* [PROBLEM STATEMENT]
All lines from the beginning of the listing through the line with "const rSquared = ['0.9999', '0.9914', '0.9848', '0.9946'];" are to be copied word for word; the pictures are not.

◇ ◇ ◇

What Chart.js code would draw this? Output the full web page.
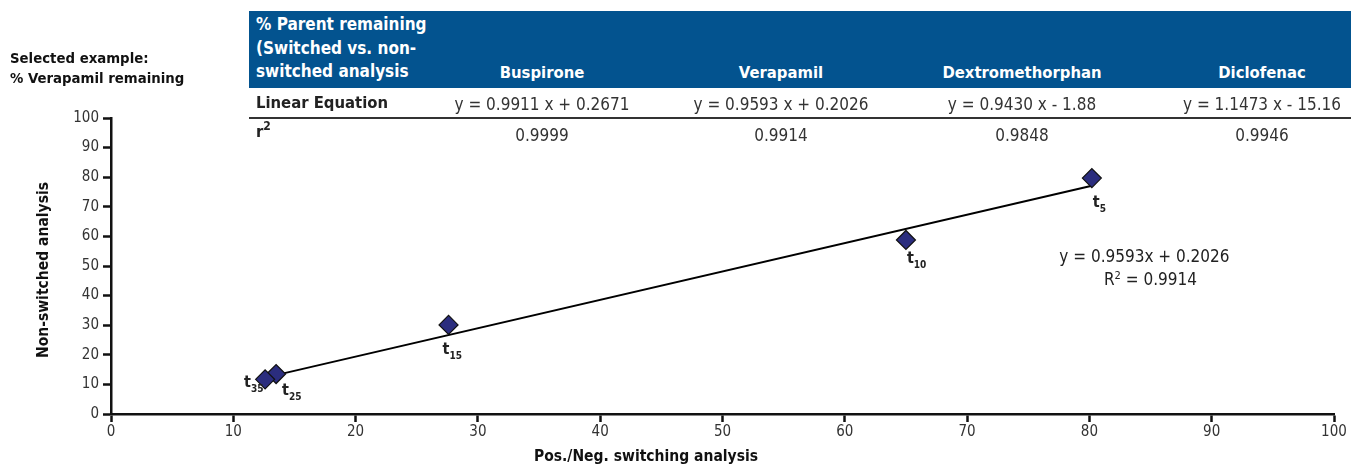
<!DOCTYPE html>
<html>
<head>
<meta charset="utf-8">
<script src="https://cdn.jsdelivr.net/npm/chart.js@4"></script>
<style>
  html, body { margin: 0; padding: 0; background: #fff; }
  body { width: 1351px; height: 466px; position: relative; overflow: hidden;
         font-family: "Liberation Sans Narrow", "DejaVu Sans Condensed", "Roboto Condensed", sans-serif; color: #222; }
  #wrap { position: absolute; left: 0; top: 0; width: 1351px; height: 466px; }
  .abs { position: absolute; white-space: nowrap; }
  #sel { left: 10px; top: 48px; font-size: 14.8px; line-height: 20px; font-weight: bold; color: #111; }
  #head { left: 249px; top: 11px; width: 1102px; height: 77px; background: #03538F; }
  #headTxt { left: 256px; top: 13px; font-size: 17px; line-height: 23.5px; font-weight: bold; color: #fff; }
  .colh { top: 63px; font-size: 16.5px; font-weight: bold; color: #fff; transform: translateX(-50%); }
  .cell { font-size: 17px; color: #333; transform: translateX(-50%); }
  #rule { left: 249px; top: 117px; width: 1102px; height: 2px; background: #333; }
  .rowh { left: 256px; font-size: 16.5px; font-weight: bold; color: #222; }
</style>
</head>
<body>
<div id="wrap"><canvas id="c" width="1351" height="466"></canvas></div>
<div id="sel" class="abs">Selected example:<br>% Verapamil remaining</div>
<div id="head" class="abs"></div>
<div id="headTxt" class="abs">% Parent remaining<br>(Switched vs. non-<br>switched analysis</div>
<div id="rule" class="abs"></div>
<div id="tbl"></div>
<script>
// Summary table: linear fits of parent remaining, switched vs. non-switched
const compounds = ['Buspirone', 'Verapamil', 'Dextromethorphan', 'Diclofenac'];
const equations = ['y = 0.9911 x + 0.2671', 'y = 0.9593 x + 0.2026', 'y = 0.9430 x - 1.88', 'y = 1.1473 x - 15.16'];
const rSquared = ['0.9999', '0.9914', '0.9848', '0.9946'];

// Verapamil time points: switched (x) vs. non-switched (y), % remaining
const timeLabels = ['5', '10', '15', '25', '35'];
const switchedPct = [80.2, 65.0, 27.6, 13.5, 12.6];
const nonSwitchedPct = [79.7, 58.8, 30.1, 13.5, 11.7];

// Verapamil linear fit
const fitSlope = 0.9593;
const fitIntercept = 0.2026;
const fitR2 = 0.9914;

// Axis ticks
const xTicks = [0, 10, 20, 30, 40, 50, 60, 70, 80, 90, 100];
const yTicks = [0, 10, 20, 30, 40, 50, 60, 70, 80, 90, 100];

const FONT = '"Liberation Sans Narrow", "DejaVu Sans Condensed", sans-serif';

// ---- table ----
const colCenters = [542, 781, 1022, 1262];
const tbl = document.getElementById('tbl');
function addDiv(cls, text, left, top, html) {
  const d = document.createElement('div');
  d.className = 'abs ' + cls;
  d.style.left = left + 'px';
  d.style.top = top + 'px';
  if (html) d.innerHTML = text; else d.textContent = text;
  tbl.appendChild(d);
}
compounds.forEach((c, i) => {
  addDiv('colh', c, colCenters[i], 63);
  addDiv('cell', equations[i], colCenters[i], 94);
  addDiv('cell', rSquared[i], colCenters[i], 125);
});
addDiv('rowh', 'Linear Equation', 256, 93);
addDiv('rowh', 'r<sup style="font-size:12px;vertical-align:7px">2</sup>', 256, 119, true);

// ---- chart ----
const points = switchedPct.map((x, i) => ({ x: x, y: nonSwitchedPct[i] }));
const xMin = Math.min(...switchedPct), xMax = Math.max(...switchedPct);
const fitLine = [xMin, xMax].map(x => ({ x: x, y: fitSlope * x + fitIntercept }));

// label placement relative to each marker (px): [dx, dy] of the "t" baseline-left
const labelOffsets = [[1, 29], [1, 23], [-6, 29], [6, 21], [-21, 8]];

const pointLabels = {
  id: 'pointLabels',
  afterDatasetsDraw(chart) {
    const ctx = chart.ctx;
    const meta = chart.getDatasetMeta(1);
    ctx.save();
    ctx.fillStyle = '#222';
    ctx.textBaseline = 'alphabetic';
    ctx.textAlign = 'left';
    meta.data.forEach((el, i) => {
      const [dx, dy] = labelOffsets[i];
      const x = el.x + dx, y = el.y + dy;
      ctx.font = 'bold 16px ' + FONT;
      ctx.fillText('t', x, y);
      const w = ctx.measureText('t').width;
      ctx.font = 'bold 10px ' + FONT;
      ctx.fillText(timeLabels[i], x + w, y + 5);
    });
    ctx.restore();
  }
};

const annotations = {
  id: 'annotations',
  afterDraw(chart) {
    const ctx = chart.ctx;
    const xs = chart.scales.x, ys = chart.scales.y;
    ctx.save();
    ctx.fillStyle = '#222';
    ctx.textBaseline = 'middle';
    ctx.textAlign = 'center';
    ctx.font = '17px ' + FONT;
    const ex = xs.getPixelForValue(84.5);
    const ey = ys.getPixelForValue(52.8);
    ctx.fillText('y = ' + fitSlope.toFixed(4) + 'x + ' + fitIntercept.toFixed(4), ex, ey);
    // R² line with superscript
    const rTxt = ' = ' + fitR2.toFixed(4);
    const rW = ctx.measureText('R').width;
    const restW = ctx.measureText(rTxt).width;
    ctx.font = '11px ' + FONT;
    const supW = ctx.measureText('2').width;
    const total = rW + supW + restW;
    const sx = ex + 6 - total / 2;
    const ry = ey + 23;
    ctx.textAlign = 'left';
    ctx.font = '17px ' + FONT;
    ctx.fillText('R', sx, ry);
    ctx.font = '11px ' + FONT;
    ctx.fillText('2', sx + rW, ry - 5);
    ctx.font = '17px ' + FONT;
    ctx.fillText(rTxt, sx + rW + supW, ry);

    // axis titles
    ctx.font = 'bold 15.5px ' + FONT;
    ctx.textAlign = 'center';
    ctx.fillStyle = '#111';
    ctx.fillText('Pos./Neg. switching analysis', 646, 457);
    ctx.translate(44, 270);
    ctx.rotate(-Math.PI / 2);
    ctx.fillText('Non-switched analysis', 0, 0);
    ctx.restore();
  }
};

new Chart(document.getElementById('c'), {
  type: 'scatter',
  data: {
    datasets: [
      {
        type: 'line',
        data: fitLine,
        borderColor: '#000',
        borderWidth: 2,
        pointRadius: 0,
        fill: false,
        order: 2
      },
      {
        data: points,
        pointStyle: 'rectRot',
        pointRadius: 9.5,
        pointHoverRadius: 9.5,
        backgroundColor: '#2B2D7E',
        borderColor: '#111',
        borderWidth: 1.2,
        order: 1
      }
    ]
  },
  plugins: [pointLabels, annotations],
  options: {
    responsive: false,
    animation: false,
    events: [],
    layout: { padding: { left: 0, top: 118, right: 17, bottom: 0 } },
    plugins: { legend: { display: false }, tooltip: { enabled: false }, title: { display: false } },
    scales: {
      x: {
        type: 'linear',
        min: 0, max: 100,
        afterBuildTicks: s => { s.ticks = xTicks.map(v => ({ value: v })); },
        afterFit: s => { s.height = 52; },
        border: { display: true, color: '#111', width: 2.5 },
        grid: { drawOnChartArea: false, drawTicks: true, tickLength: 8, tickWidth: 2.5, tickColor: '#111' },
        ticks: { color: '#333', font: { family: FONT, size: 15 }, padding: 1, maxRotation: 0 }
      },
      y: {
        type: 'linear',
        min: 0, max: 100,
        afterBuildTicks: s => { s.ticks = yTicks.map(v => ({ value: v })); },
        afterFit: s => { s.width = 111; },
        border: { display: true, color: '#111', width: 2.5 },
        grid: { drawOnChartArea: false, drawTicks: true, tickLength: 8, tickWidth: 2.5, tickColor: '#111' },
        ticks: { color: '#333', font: { family: FONT, size: 15 }, padding: 4 }
      }
    }
  }
});
</script>
</body>
</html>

◇ ◇ ◇

* [THE SOLUTION]
What Chart.js code would draw this? Output the full web page.
<!DOCTYPE html>
<html>
<head>
<meta charset="utf-8">
<script src="https://cdn.jsdelivr.net/npm/chart.js@4"></script>
<style>
  html, body { margin: 0; padding: 0; background: #fff; }
  body { width: 1351px; height: 466px; position: relative; overflow: hidden;
         font-family: "Liberation Sans Narrow", "DejaVu Sans Condensed", "Roboto Condensed", sans-serif; color: #222; }
  #wrap { position: absolute; left: 0; top: 0; width: 1351px; height: 466px; }
  .abs { position: absolute; white-space: nowrap; }
  #sel { left: 10px; top: 48px; font-size: 14.8px; line-height: 20px; font-weight: bold; color: #111; }
  #head { left: 249px; top: 11px; width: 1102px; height: 77px; background: #03538F; }
  #headTxt { left: 256px; top: 13px; font-size: 17px; line-height: 23.5px; font-weight: bold; color: #fff; }
  .colh { top: 63px; font-size: 16.5px; font-weight: bold; color: #fff; transform: translateX(-50%); }
  .cell { font-size: 17px; color: #333; transform: translateX(-50%); }
  #rule { left: 249px; top: 117px; width: 1102px; height: 2px; background: #333; }
  .rowh { left: 256px; font-size: 16.5px; font-weight: bold; color: #222; }
</style>
</head>
<body>
<div id="wrap"><canvas id="c" width="1351" height="466"></canvas></div>
<div id="sel" class="abs">Selected example:<br>% Verapamil remaining</div>
<div id="head" class="abs"></div>
<div id="headTxt" class="abs">% Parent remaining<br>(Switched vs. non-<br>switched analysis</div>
<div id="rule" class="abs"></div>
<div id="tbl"></div>
<script>
// Summary table: linear fits of parent remaining, switched vs. non-switched
const compounds = ['Buspirone', 'Verapamil', 'Dextromethorphan', 'Diclofenac'];
const equations = ['y = 0.9911 x + 0.2671', 'y = 0.9593 x + 0.2026', 'y = 0.9430 x - 1.88', 'y = 1.1473 x - 15.16'];
const rSquared = ['0.9999', '0.9914', '0.9848', '0.9946'];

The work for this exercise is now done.